From paper records to real-time AI-driven intelligence
Key contrasts
- Filing Cabinets → Cloud Databases. Customer information once lived in physical files and ledgers; it now resides in scalable cloud platforms accessible globally.
- Periodic Surveys → Continuous Listening. Brands gathered feedback through infrequent surveys; social listening and behavioral data now provide a continuous stream of insight.
- Demographic Profiles → Behavioral Personas. Customers were defined by age and geography; they are now understood through rich behavioral, psychographic, and intent data.
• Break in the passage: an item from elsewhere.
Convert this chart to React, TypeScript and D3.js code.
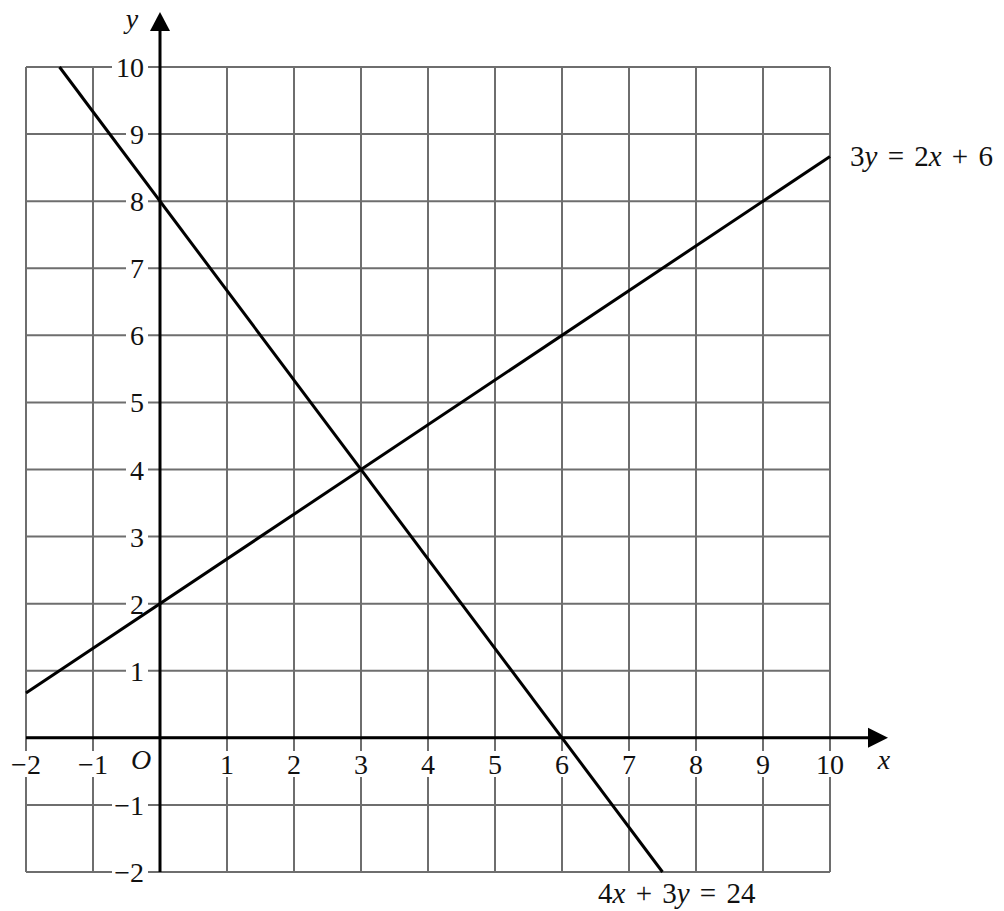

- Manual Analysis → AI-Powered Insights. Analysts spent weeks interpreting data manually; machine learning now surfaces patterns and predictions in real time.
- Siloed Records → Unified Customer Profiles. Data once sat in disconnected systems; CDPs and CRMs now unify every customer touchpoint into a single coherent view.
- Reactive Decisions → Predictive Action. Marketers reacted to past behavior; predictive analytics now enables proactive engagement before a customer signals intent.
- Data Scarcity → Data Abundance. The challenge was once finding enough data; today the challenge is filtering signal from noise in an ocean of information.
- Privacy Afterthought → Privacy-First Design. Data collection once operated with minimal oversight; privacy regulation and consumer expectations now demand responsible stewardship.
Why the signal outgrew the spreadsheet
Customer data has always been the foundation of effective marketing, but the nature, volume, and application of that data have changed so dramatically that the two eras are barely comparable. In the pre-digital age, knowing your customer meant maintaining a physical file — a record of purchases, a handwritten note about preferences, perhaps a mailing address for a seasonal catalog.
The digital era created an explosion of customer data. Every website visit, every email open, every social media interaction, every purchase generates a data point. The challenge shifted from data scarcity to data abundance — and then to the far more complex problem of making sense of it all. Customer Data Platforms emerged to unify these fragmented signals into coherent profiles, while CRM systems evolved from simple contact databases into sophisticated engines for relationship management.
Artificial intelligence has taken this further still. Machine learning models can now predict which customers are likely to churn, which prospects are ready to buy, and which messages will resonate with which segments — all in real time, at scale. The marketer's intuition has been augmented, and in some cases replaced, by algorithmic precision.
Yet this transformation carries significant responsibility. As data capabilities have grown, so too have consumer expectations around privacy and transparency. The brands navigating this era most successfully are those that treat customer data not as a resource to be extracted, but as a trust to be honored — using insight to serve customers better, not merely to sell to them more aggressively.
Customer data has evolved from sparse paper records to rich, real-time intelligence — reshaping how brands understand, predict, and serve their audiences.